Der Gen-Testpionier 23andMe sieht sich mit existenziellen Herausforderungen konfrontiert und warnt vor der eigenen Zahlungsunfähigkeit, wenn nicht dringend frisches Kapital beschafft wird. Das kalifornische Unternehmen meldete einen deutlichen Umsatzrückgang und erzeugt durch einen drastischen Personalabbau neue Dynamik.
Finanzvorstand Joe Selsavage betonte, dass zusätzliche Liquidität erforderlich sei, um die weiteren notwendigen Ausgaben zu decken. Die jüngsten Unternehmenszahlen zeigen einen Rückgang der Einnahmen auf 44 Millionen US-Dollar in den drei Monaten bis September, verglichen mit 50 Millionen US-Dollar im gleichen Vorjahreszeitraum. Dies markiert das siebte aufeinanderfolgende Jahr mit rückläufigen Quartalsumsätzen.

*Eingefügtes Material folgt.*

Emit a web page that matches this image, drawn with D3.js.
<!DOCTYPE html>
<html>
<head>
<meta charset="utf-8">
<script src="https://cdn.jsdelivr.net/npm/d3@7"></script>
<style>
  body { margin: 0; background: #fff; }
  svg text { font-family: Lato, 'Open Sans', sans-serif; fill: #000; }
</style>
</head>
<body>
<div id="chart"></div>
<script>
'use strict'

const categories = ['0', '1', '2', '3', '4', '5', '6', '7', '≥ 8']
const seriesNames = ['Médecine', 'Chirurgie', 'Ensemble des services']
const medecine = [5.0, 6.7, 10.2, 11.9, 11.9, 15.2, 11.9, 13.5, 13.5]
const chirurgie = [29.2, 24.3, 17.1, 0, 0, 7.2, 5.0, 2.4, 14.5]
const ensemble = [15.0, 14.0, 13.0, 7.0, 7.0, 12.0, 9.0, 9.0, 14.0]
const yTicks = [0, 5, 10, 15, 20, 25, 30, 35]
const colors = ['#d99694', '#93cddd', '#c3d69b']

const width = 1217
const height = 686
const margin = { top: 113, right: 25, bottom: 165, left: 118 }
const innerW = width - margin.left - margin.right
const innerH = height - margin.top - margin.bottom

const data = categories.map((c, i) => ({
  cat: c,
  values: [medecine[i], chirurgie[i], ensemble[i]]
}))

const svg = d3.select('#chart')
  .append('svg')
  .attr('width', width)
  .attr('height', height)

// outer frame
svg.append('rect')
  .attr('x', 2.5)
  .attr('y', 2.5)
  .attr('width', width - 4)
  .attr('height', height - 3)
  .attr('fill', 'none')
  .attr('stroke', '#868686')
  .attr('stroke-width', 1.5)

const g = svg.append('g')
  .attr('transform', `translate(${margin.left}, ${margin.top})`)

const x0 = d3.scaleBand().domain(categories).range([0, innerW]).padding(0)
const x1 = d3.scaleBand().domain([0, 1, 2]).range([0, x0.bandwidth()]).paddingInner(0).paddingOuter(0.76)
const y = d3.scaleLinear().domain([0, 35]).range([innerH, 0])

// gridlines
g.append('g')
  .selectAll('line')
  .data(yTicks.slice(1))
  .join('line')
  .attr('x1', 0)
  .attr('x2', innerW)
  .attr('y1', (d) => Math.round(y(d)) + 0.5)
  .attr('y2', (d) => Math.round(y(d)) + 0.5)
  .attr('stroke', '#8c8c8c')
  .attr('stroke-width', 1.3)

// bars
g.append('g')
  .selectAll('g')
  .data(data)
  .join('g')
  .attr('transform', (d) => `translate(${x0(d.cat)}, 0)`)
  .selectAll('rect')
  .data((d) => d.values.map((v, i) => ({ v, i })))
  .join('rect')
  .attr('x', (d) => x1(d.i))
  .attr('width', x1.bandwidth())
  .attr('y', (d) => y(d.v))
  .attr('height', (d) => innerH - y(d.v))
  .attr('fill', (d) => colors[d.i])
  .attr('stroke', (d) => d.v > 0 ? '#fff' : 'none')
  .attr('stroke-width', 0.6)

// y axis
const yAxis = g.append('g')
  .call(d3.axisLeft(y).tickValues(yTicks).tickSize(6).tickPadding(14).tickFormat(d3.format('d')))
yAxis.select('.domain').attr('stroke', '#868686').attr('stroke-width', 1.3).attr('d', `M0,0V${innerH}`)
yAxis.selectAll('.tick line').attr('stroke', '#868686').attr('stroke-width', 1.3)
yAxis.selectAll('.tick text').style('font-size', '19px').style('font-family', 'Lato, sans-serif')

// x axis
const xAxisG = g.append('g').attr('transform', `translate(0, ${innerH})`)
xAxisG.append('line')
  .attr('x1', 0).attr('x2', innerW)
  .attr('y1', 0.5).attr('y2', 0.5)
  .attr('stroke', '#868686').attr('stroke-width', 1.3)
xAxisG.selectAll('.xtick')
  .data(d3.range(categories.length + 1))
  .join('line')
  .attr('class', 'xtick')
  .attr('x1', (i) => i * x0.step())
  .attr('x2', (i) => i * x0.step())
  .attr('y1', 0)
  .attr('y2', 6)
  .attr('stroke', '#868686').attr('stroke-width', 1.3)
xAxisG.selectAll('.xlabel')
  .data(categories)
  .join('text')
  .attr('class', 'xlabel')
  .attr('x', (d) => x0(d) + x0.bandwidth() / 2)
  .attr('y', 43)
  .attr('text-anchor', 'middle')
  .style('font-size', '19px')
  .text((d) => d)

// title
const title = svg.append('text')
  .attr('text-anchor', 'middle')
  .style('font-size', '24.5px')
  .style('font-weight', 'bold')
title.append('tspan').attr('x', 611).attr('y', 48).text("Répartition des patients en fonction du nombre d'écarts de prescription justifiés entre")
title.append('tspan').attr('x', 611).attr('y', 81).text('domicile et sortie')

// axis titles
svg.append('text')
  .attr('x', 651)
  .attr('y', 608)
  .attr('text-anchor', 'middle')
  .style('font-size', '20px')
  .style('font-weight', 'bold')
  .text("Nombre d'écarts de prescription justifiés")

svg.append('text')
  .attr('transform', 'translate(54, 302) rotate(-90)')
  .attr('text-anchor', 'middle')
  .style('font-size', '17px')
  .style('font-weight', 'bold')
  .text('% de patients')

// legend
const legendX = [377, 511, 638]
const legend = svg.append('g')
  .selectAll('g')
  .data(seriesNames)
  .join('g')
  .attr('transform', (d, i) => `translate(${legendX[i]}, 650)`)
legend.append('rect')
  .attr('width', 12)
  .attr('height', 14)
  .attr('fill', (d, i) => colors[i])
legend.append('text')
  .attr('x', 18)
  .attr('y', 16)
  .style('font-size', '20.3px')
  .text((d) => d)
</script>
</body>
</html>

Das einst als Hoffnungsträger geltende Start-up kämpft seit zwei Jahren mit Entlassungen, Investorenkonflikten und Zweifeln am Geschäftsmodell. Immer mehr wird auch diskutiert, wem die riesige genetische Datenbank eigentlich gehört. Der Wert von 23andMe ist seit Februar 2021 von einem Höchststand von 5,8 Milliarden US-Dollar auf unter 150 Millionen US-Dollar gesunken. Dennoch stiegen die Aktien um sieben Prozent, nachdem bekannt wurde, dass bereits Anfang der Woche 40 Prozent der Belegschaft als Teil eines Umstrukturierungsplans entlassen wurden. Dieser soll jährliche Kosteneinsparungen von 35 Millionen US-Dollar erzielen.

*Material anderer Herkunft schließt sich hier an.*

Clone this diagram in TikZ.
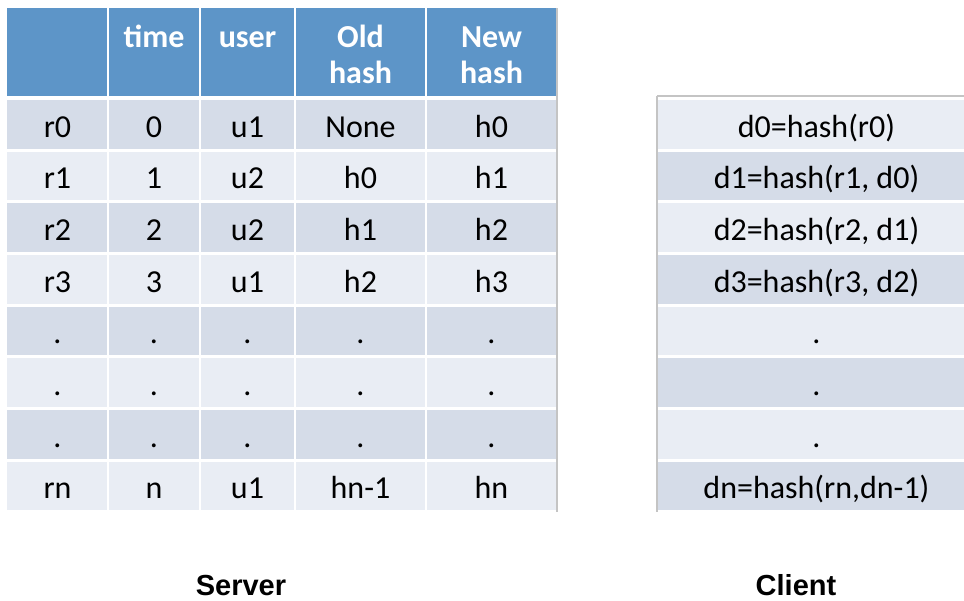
\documentclass[tikz,border=0pt]{standalone}
\usepackage{fontspec}
\setmainfont{Carlito}
\newfontfamily\labelfont{Liberation Sans}
\definecolor{hdrblue}{HTML}{5D95C8}
\definecolor{rowdark}{HTML}{D5DCE8}
\definecolor{rowlight}{HTML}{E9EDF4}
\definecolor{edgegray}{HTML}{C4C4C4}

\begin{document}
\begin{tikzpicture}[x=1pt,y=-1pt,
  celltext/.style={inner sep=0pt,anchor=base,font=\fontsize{32}{36}\selectfont,text=black},
  hdrtext/.style={inner sep=0pt,anchor=base,font=\fontsize{32}{36}\selectfont\bfseries,text=white},
  caption/.style={inner sep=0pt,anchor=base,font=\labelfont\fontsize{29}{34}\selectfont\bfseries,text=black},
  edge/.style={edgegray,line width=1.5pt}]
\useasboundingbox (0,0) rectangle (964,600);

% ---------- server table ----------
\fill[hdrblue] (7,8) rectangle (557,96);
\foreach \i in {0,...,7}{
  \pgfmathsetmacro\yt{100+51.67*\i}
  \pgfmathtruncatemacro\odd{mod(\i,2)}
  \ifnum\odd=0 \def\rc{rowdark}\else\def\rc{rowlight}\fi
  \fill[\rc] (7,\yt) rectangle (557,\yt+48.7);
  % client rows use the opposite shading
  \ifnum\odd=0 \def\cc{rowlight}\else\def\cc{rowdark}\fi
  \fill[\cc] (657,\yt) rectangle (964,\yt+48.7);
}
% white column separators
\foreach \x in {108,200,295,426}
  \draw[white,line width=2.2pt] (\x,8) -- (\x,512);
\draw[edge] (557,8) -- (557,512);

% header labels
\node[hdrtext] (h2) at (154,47) {time};
\node[hdrtext] (h3) at (247.5,47) {user};
\node[hdrtext] (h4) at (360.5,47) {Old};
\node[hdrtext] (h4b) at (360.5,83) {hash};
\node[hdrtext] (h5) at (491.5,47) {New};
\node[hdrtext] (h5b) at (491.5,83) {hash};

% body cells
\foreach \row [count=\i from 0] in {
    {r0,0,u1,None,h0},{r1,1,u2,h0,h1},{r2,2,u2,h1,h2},{r3,3,u1,h2,h3},
    {.,.,.,.,.},{.,.,.,.,.},{.,.,.,.,.},{rn,n,u1,hn-1,hn}}{
  \pgfmathsetmacro\yb{100+51.67*\i+37}
  \foreach \txt [count=\j from 0] in \row {
    \pgfmathsetmacro\cx{{57.5,154,247.5,360.5,491.5}[\j]}
    \node[celltext] (s-\i-\j) at (\cx,\yb) {\txt};
  }
}

% ---------- client table ----------
\draw[edge] (657,96) -- (964,96);
\draw[edge] (657,96) -- (657,512);
\foreach \txt [count=\i from 0] in {
    d0=hash(r0),{d1=hash(r1, d0)},{d2=hash(r2, d1)},{d3=hash(r3, d2)},
    .,.,.,{dn=hash(rn,dn-1)}}{
  \pgfmathsetmacro\yb{100+51.67*\i+37}
  \node[celltext] (c-\i) at (816.5,\yb) {\txt};
}

% ---------- captions ----------
\node[caption] (server) at (241,595) {Server};
\node[caption] (client) at (796,595) {Client};
\end{tikzpicture}
\end{document}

Die Umstrukturierung stoppt auch alle Aktivitäten zur Entwicklung neuer Medikamente, womit die Vision der Gründerin und CEO Anne Wojcicki, 23andMe in ein eigenständiges Pharmaunternehmen zu verwandeln, ein Ende findet. Stattdessen liegt der Fokus nun auf dem Verkauf genetischer Tests und der Vermarktung der daraus generierten Daten an externe Arzneimittelentwickler. Wojcicki erklärte in einem Gespräch mit den Anteilseignern, dass Nachhaltigkeit höchste Priorität habe.
In einem kontroversen Schritt versucht Wojcicki, das Unternehmen für nur 40 Cent pro Aktie zu privatisieren, weit entfernt von den 10 US-Dollar je Aktie, mit denen das Unternehmen 2021 an die Börse ging. Diese Bestrebungen führten im September zum Rücktritt des gesamten Vorstands, da Wojcicki keine umfassend finanzierte Privatisierungsstrategie vorlegen konnte.
Unter großem Druck wurden drei neue unabhängige Direktoren ernannt, darunter der frühere CFO von WeWork, Andre Fernandez, um die Anforderungen der Börsennotierung zu erfüllen. Eine kürzlich erfolgte Aktiensplit-Rückabwicklung soll den Aktienkurs über den Mindestpreis von einem Dollar an der Nasdaq heben.
Ein weiterer Wachstumsschwerpunkt liegt auf dem Ausbau des Abonnementgeschäfts, das im letzten Quartal 21 Prozent des Gesamtumsatzes ausmachte. Diese Sparte hat sich jedoch weniger dynamisch entwickelt als erwartet: Statt der für März 2024 prognostizierten 2,9 Millionen zahlenden Abonnenten meldete 23andMe lediglich 562,000 Nutzer im März, ein Rückgang von 640,000 im Jahr 2023.